## Task to carry out:
Return only the lines from the top of the data down to the one that holds "plt.rcParams['axes.unicode_minus'] = True", both included, without any pictures.
Stored data start
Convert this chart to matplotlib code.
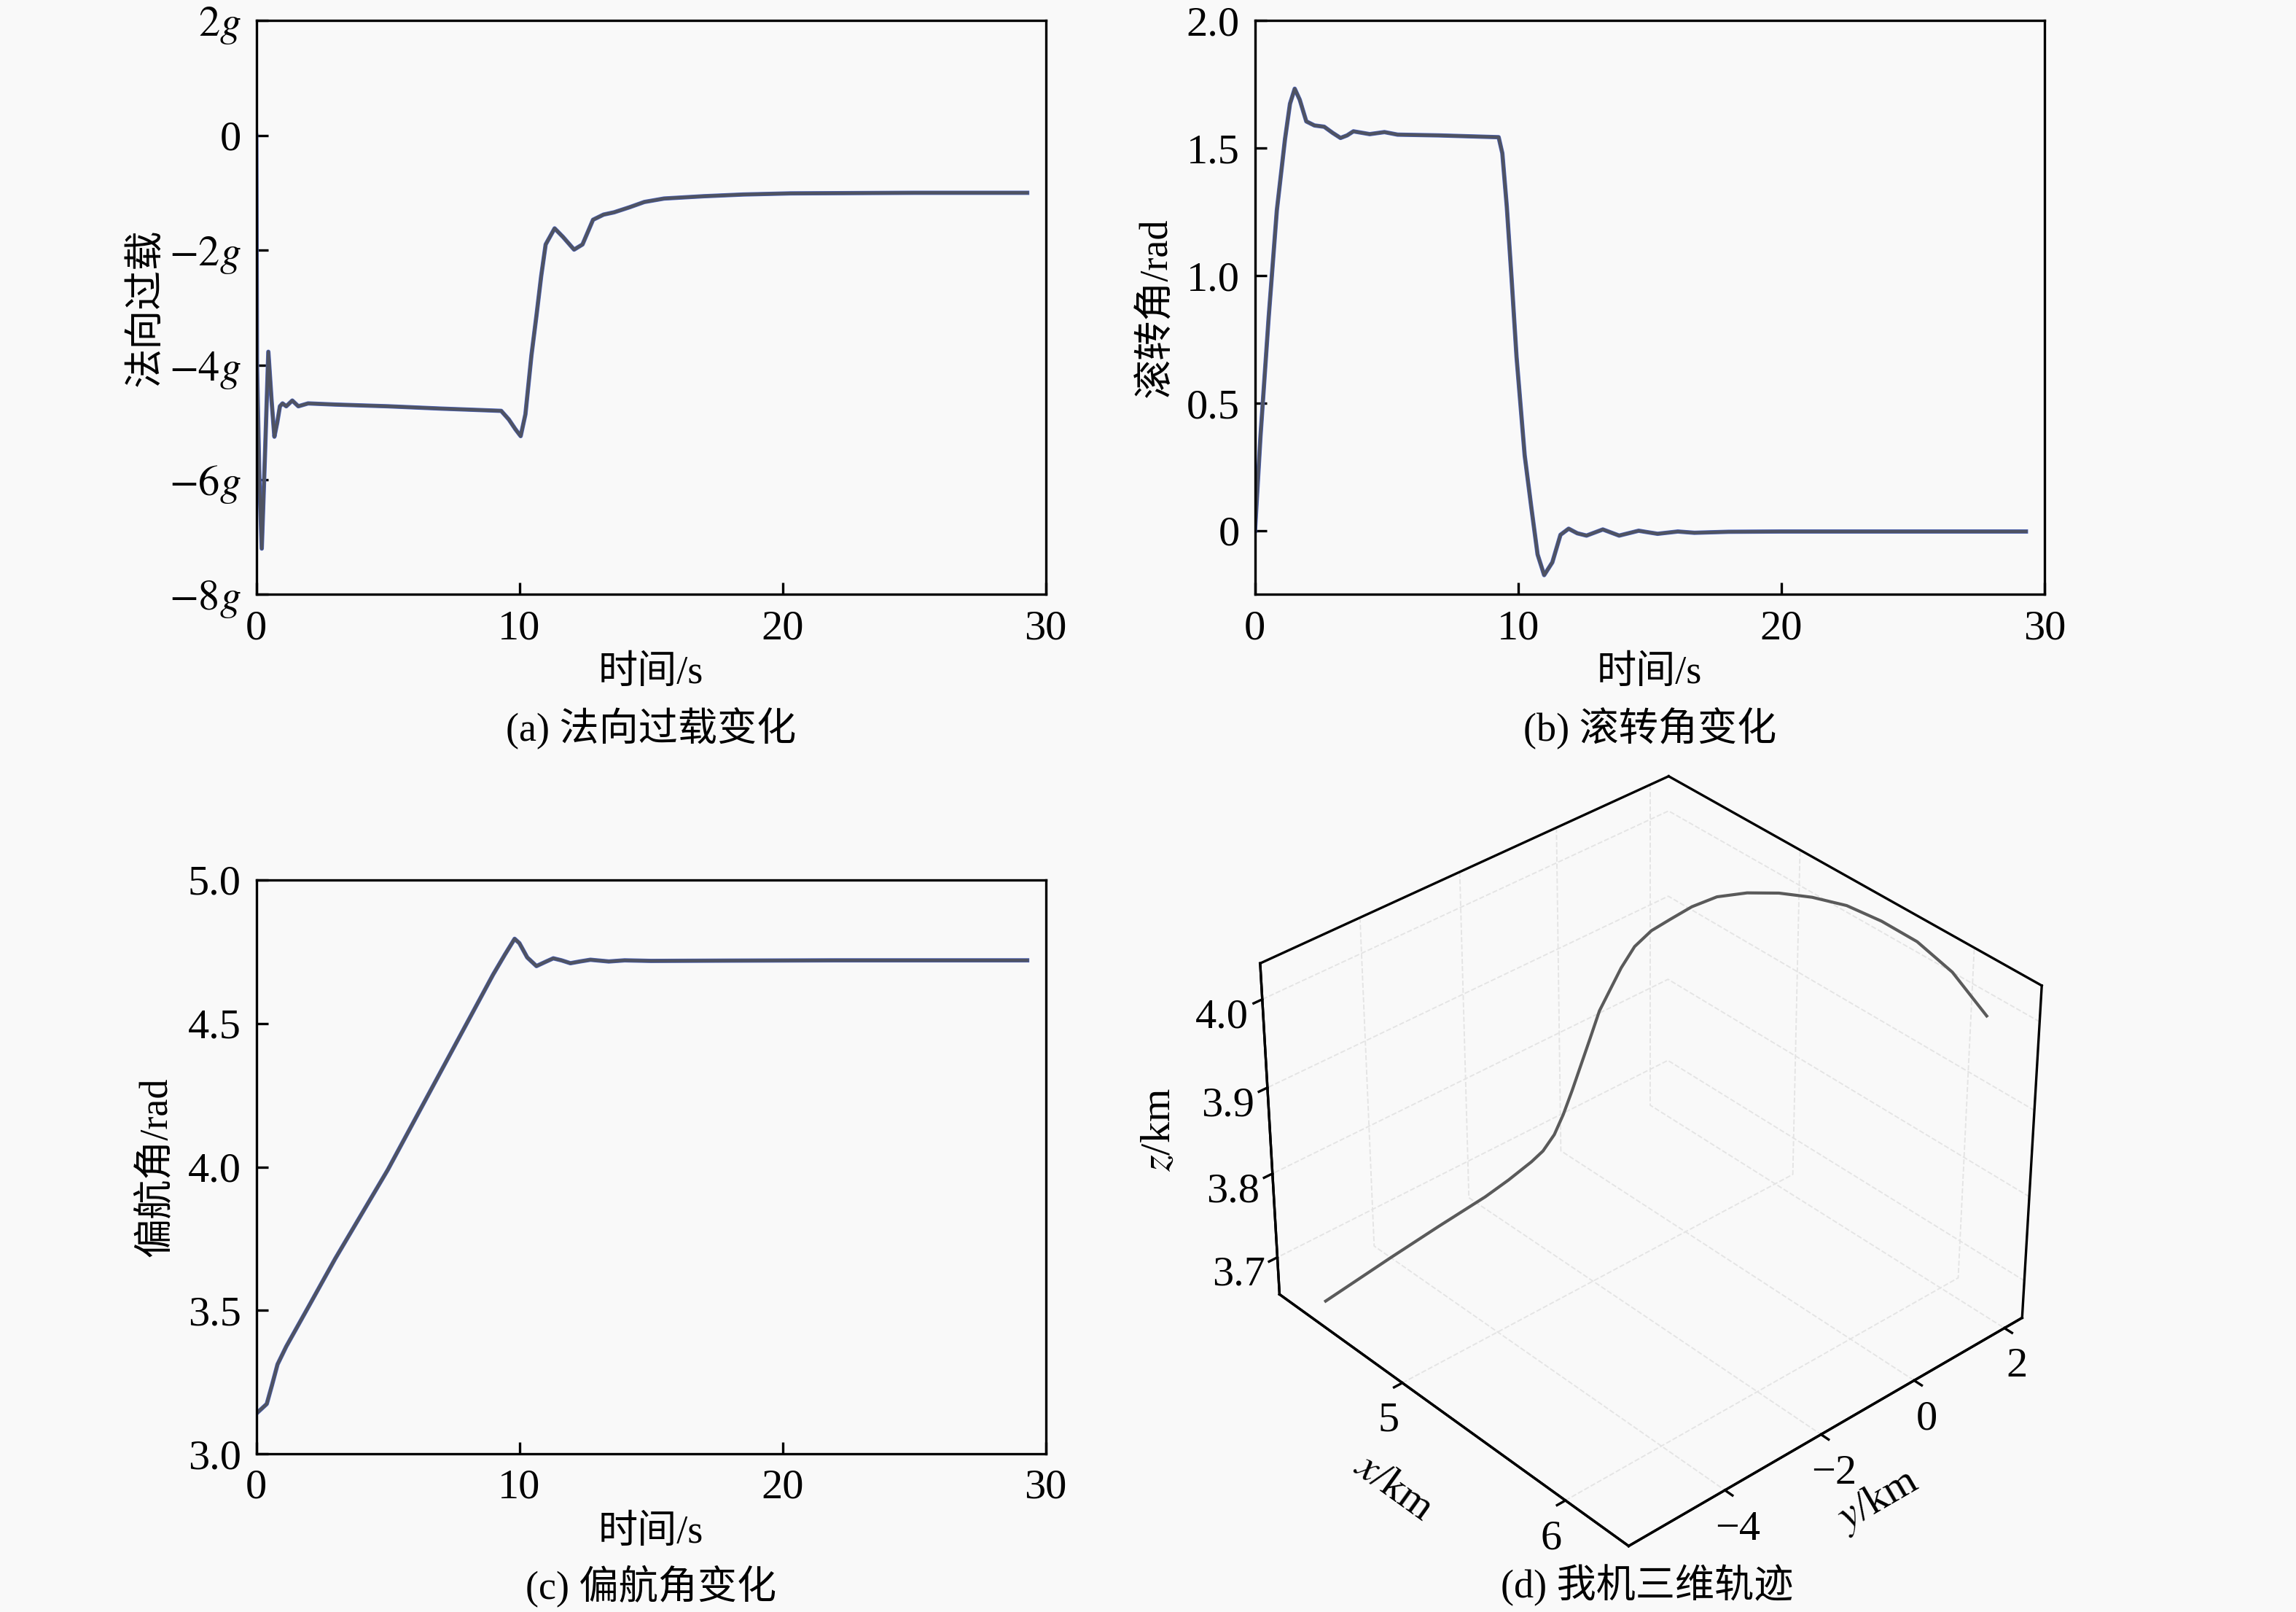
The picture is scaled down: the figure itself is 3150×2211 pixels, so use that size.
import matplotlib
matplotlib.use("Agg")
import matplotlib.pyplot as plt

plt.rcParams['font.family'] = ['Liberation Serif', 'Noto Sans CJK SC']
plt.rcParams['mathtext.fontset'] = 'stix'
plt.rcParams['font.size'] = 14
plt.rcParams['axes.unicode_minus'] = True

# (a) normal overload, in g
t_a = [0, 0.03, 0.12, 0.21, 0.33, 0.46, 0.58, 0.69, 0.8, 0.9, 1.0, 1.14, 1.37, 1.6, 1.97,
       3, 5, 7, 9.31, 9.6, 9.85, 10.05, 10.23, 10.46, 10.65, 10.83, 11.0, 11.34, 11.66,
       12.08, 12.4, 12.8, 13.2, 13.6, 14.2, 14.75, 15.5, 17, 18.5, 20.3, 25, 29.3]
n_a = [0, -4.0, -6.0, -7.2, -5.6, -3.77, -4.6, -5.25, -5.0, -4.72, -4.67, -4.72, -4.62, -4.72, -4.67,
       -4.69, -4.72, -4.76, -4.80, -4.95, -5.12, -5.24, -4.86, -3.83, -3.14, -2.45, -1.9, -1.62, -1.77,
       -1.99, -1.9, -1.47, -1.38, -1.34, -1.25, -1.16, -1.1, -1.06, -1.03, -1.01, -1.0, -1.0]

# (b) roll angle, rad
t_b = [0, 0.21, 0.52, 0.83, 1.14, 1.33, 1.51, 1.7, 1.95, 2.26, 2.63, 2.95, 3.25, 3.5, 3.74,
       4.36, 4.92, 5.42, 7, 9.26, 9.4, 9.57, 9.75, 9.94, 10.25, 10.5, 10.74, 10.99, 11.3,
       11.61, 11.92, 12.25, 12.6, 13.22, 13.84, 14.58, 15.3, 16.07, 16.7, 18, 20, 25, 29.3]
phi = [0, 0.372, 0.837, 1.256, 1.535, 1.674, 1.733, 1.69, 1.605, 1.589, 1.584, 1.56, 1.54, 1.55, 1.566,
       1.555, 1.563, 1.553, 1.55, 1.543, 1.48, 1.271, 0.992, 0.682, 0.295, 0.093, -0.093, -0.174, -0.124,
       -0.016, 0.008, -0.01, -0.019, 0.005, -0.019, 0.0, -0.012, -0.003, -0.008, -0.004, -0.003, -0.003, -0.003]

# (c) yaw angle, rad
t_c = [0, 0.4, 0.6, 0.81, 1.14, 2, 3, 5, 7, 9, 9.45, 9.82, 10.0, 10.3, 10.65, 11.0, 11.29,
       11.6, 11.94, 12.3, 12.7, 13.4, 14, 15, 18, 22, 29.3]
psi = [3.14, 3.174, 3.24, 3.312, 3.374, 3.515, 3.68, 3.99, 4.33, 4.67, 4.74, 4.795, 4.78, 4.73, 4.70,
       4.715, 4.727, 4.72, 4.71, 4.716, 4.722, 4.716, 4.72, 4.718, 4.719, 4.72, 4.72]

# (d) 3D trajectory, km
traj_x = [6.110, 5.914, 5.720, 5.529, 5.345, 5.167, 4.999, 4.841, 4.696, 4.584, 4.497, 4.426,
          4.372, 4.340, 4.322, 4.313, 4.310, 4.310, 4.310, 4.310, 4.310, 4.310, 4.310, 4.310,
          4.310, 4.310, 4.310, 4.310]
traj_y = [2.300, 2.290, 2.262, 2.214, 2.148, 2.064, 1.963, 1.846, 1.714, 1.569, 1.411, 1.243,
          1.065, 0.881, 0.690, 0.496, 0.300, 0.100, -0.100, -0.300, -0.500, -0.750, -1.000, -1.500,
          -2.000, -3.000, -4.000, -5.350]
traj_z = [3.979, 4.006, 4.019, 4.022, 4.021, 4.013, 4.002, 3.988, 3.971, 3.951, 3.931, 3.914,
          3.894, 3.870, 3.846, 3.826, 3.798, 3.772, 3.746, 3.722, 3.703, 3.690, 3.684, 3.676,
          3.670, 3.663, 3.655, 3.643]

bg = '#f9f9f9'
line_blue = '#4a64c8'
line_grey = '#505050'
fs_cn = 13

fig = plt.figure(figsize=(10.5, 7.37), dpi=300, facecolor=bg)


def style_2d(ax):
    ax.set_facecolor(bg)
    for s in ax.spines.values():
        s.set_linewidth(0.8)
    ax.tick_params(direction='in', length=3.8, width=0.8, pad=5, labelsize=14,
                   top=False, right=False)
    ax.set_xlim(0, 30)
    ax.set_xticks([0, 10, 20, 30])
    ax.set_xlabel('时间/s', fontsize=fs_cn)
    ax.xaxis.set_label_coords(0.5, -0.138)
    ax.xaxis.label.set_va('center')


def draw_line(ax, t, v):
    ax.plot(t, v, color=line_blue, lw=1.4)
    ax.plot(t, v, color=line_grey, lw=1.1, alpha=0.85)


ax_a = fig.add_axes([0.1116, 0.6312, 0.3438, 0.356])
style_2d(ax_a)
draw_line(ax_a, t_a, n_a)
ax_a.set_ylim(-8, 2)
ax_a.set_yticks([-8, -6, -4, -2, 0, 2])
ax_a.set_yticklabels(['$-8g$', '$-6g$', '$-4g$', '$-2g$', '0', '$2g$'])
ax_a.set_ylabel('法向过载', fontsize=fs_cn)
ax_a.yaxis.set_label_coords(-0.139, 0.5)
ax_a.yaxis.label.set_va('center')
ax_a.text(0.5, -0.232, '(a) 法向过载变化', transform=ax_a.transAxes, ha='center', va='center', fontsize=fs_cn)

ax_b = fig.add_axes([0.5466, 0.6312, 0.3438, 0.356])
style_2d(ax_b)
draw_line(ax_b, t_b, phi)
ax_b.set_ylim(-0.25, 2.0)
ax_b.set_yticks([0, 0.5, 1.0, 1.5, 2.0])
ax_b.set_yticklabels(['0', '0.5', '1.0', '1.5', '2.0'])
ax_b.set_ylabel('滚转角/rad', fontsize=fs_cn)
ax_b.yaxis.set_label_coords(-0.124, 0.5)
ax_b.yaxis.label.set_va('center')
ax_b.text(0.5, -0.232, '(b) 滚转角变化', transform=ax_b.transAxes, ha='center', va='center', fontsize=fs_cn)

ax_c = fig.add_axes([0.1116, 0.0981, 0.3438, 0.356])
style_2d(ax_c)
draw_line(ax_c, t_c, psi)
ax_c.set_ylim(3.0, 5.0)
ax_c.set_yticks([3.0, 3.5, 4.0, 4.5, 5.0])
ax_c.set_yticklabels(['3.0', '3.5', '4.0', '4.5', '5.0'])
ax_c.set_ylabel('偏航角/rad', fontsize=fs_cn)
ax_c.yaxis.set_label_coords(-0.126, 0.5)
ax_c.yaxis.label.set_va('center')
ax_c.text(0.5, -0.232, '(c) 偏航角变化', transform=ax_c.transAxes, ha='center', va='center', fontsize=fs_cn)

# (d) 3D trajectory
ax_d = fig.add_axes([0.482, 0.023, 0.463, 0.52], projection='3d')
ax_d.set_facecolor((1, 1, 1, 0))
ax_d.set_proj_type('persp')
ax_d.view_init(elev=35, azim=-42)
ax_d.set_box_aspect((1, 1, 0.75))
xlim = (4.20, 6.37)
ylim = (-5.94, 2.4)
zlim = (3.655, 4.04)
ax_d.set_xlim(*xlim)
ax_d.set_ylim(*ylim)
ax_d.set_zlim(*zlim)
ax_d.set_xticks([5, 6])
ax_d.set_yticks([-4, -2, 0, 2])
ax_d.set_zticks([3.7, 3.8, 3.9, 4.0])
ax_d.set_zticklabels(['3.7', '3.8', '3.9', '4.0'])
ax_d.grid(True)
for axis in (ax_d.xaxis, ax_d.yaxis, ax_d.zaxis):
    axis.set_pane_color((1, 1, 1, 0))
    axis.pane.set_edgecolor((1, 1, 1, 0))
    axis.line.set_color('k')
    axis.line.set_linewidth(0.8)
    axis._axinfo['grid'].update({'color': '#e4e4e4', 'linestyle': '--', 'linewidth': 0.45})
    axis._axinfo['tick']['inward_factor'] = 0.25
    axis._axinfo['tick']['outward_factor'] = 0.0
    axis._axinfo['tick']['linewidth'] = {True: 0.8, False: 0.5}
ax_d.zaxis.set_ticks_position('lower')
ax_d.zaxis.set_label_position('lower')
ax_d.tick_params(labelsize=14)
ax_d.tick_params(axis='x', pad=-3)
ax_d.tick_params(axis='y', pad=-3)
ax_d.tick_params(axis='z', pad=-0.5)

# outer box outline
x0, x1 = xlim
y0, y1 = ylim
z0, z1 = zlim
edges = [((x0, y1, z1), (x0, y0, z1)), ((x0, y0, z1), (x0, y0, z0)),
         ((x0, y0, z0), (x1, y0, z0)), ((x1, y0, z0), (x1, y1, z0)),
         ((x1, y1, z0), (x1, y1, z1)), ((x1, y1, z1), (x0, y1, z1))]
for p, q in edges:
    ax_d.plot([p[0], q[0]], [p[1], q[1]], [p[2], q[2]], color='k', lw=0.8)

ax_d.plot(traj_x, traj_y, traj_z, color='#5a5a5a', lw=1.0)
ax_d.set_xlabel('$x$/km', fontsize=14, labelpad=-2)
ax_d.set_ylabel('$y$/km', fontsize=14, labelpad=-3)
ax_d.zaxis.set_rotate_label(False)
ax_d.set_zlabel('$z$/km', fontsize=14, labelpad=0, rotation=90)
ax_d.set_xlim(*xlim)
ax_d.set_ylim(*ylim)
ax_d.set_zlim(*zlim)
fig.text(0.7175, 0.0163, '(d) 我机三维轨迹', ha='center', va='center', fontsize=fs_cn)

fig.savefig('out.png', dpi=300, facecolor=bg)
Stored data end
## Solution to the exercise:
Convert this chart to matplotlib code.
The picture is scaled down: the figure itself is 3150×2211 pixels, so use that size.
import matplotlib
matplotlib.use("Agg")
import matplotlib.pyplot as plt

plt.rcParams['font.family'] = ['Liberation Serif', 'Noto Sans CJK SC']
plt.rcParams['mathtext.fontset'] = 'stix'
plt.rcParams['font.size'] = 14
plt.rcParams['axes.unicode_minus'] = True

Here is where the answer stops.